You make this way too complicated because you are trying to be way too
perfect. If you scan 3 bitmap blocks and find nothing, stop trying to
size match.
Hans
Jeffrey Mahoney wrote:
> Jeff Mahoney wrote:
>
> >Hans Reiser wrote:
>
> >>>Guys, if you run the kernel under a debugger, and get it to where you
> >>>see the excessive CPU usage, and then start stepping through the bitmap
> >>>code, I am sure it will be very obvious what the error is. Can anyone
> >>>do that for us? Jeff?
>
> >Apologies to everyone CC'd who've already seen this message. It was
> >bounced from the namesys servers and I wanted to preserve the CC list.
>
> >***
>
> >Mike sent me a copy of the metadata and I am now able to reproduce
> >locally. My profiling looks like this:
>
> >samples % image name app name symbol name
> >148596 17.8573 reiserfs.ko reiserfs reiserfs_in_journal
> >58194 6.9934 reiserfs.ko reiserfs search_by_key
> >38937 4.6792 vmlinux vmlinux memmove
> >38783 4.6607 reiserfs.ko reiserfs scan_bitmap_block
> >38466 4.6226 jbd jbd (no symbols)
> >23249 2.7939 vmlinux vmlinux __find_get_block
> >18196 2.1867 vmlinux vmlinux tty_write
> >17734 2.1312 vmlinux vmlinux do_ioctl
> >17293 2.0782 loop loop (no symbols)
> >15400 1.8507 vmlinux vmlinux cond_resched_lock
> >14836 1.7829 vmlinux vmlinux copy_user_generic_c
> >14143 1.6996 reiserfs.ko reiserfs do_journal_end
> >13638 1.6389 vmlinux vmlinux find_next_zero_bit
> >13236 1.5906 vmlinux vmlinux default_llseek
> >12925 1.5532 vmlinux vmlinux bit_waitqueue
> >8921 1.0721 vmlinux vmlinux __delay
>
>
> >Hans -
>
> >My speculation about the bitmaps being fragmented was right on.

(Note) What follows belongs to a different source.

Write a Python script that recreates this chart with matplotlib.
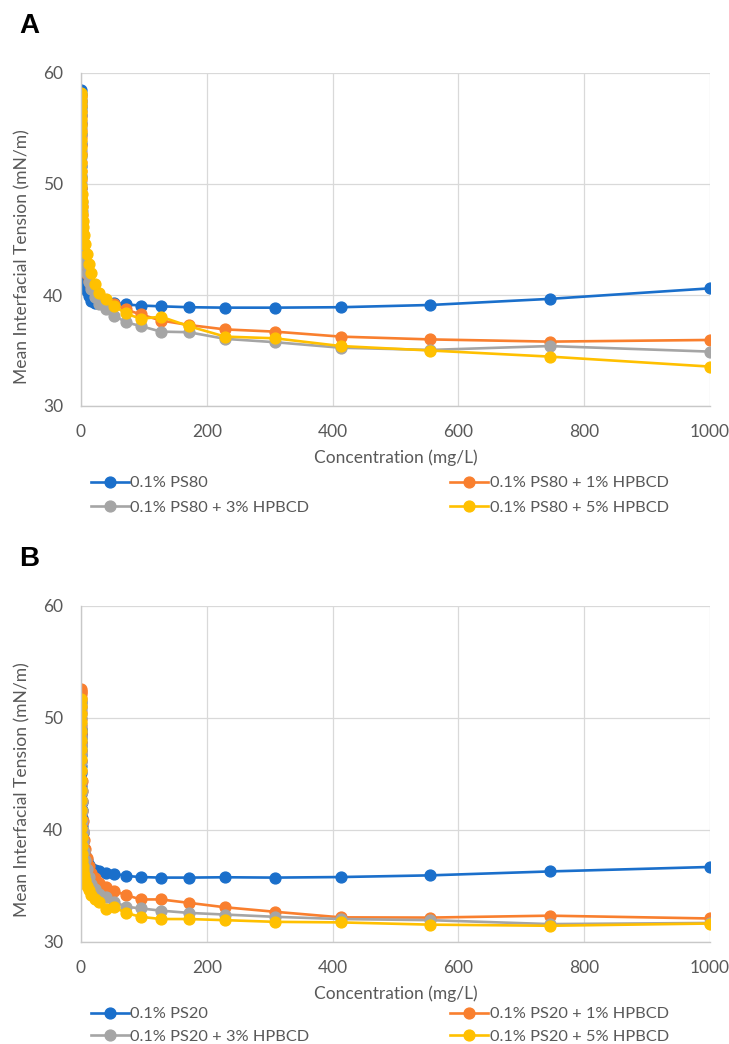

I wrote
> >a quick little script to parse the output of debugreiserfs -m and report
> >on the frequency of different window sizes. Windows of 1-31 blocks are
> >extremely common, accounting for 99.8% of all free windows. The problem
> >is that in my testing, where I made the allocator report the size of
> >allocation requests, the most common request was for a window of 32
> blocks.
>
> >What's happening is that we keep finding windows that are too small,
> >which results in a lot of wasted effort. The cycle goes like this:
>
> >if (unfm && is_block_in_journal(s, bmap_n, *beg, beg))
> > continue;
> >/* first zero bit found; we check next bits */
> >for (end = *beg + 1;; end++) {
> > if (end >= *beg + max || end >= boundary
> > || reiserfs_test_le_bit(end, bi->bh->b_data)) {
> > next = end;
> > break;
> > }
> > /* finding the other end of zero bit window requires
> > * looking into journal structures (in
> > * case of searching for free blocks for unformatted nodes) */
> > if (unfm && is_block_in_journal(s, bmap_n, end, &next))
> > break;
> >}
>
> >If the window is too small, we end up looping up to the top and try to
> >find another one. Since the overwhelming majority of the windows are too
> >small, we go through just about all the bitmaps without backing off the
> >window size.
>
>
> To be clear, eventually the allocations are honored, but only after
> *all* of the bitmaps are searched. On the third pass, we drop the window
> to a single block and restart the scan, eventually building a 32-block
> set that is probably quite fragmented. This occurs on every write, hence
> the huge performance hit.
>
> It appears as though ext3 doesn't have this problem because they don't
> batch writes the way reiserfs does. They'll start a search at a decent
> hint the same way we do, but the window is always one block.
>
> So, we're stuck between a rock and a hard place. We can have the better
> allocation performance at lower usage and sacrifice performance later or
> we can have stable allocation performance at an overall reduction in
> performance.
>
> I have an idea that may get around both problems, but I'm not sure how
> well it would be received. We currently do some very basic caching of
> bitmap metadata such as the first zero bit and how many free blocks
> there are. What if we constructed an extent map of the free windows in
> each bitmaps when we cache the metadata and adjust the map when we
>
> There's a third option, but I'm not sure how well it would be received
>
> Right now, the allocator keeps track of things like how full a bitmap is
> and where the first zero bit is. It would also be possible to cache a
> list of windows in each bitmap to accelerate performance. This would
> have to be a shrinkable cache, since the pathlogical case could mean
> occupying
>
> -Jeff
>
> --
> Jeff Mahoney
> SUSE Labs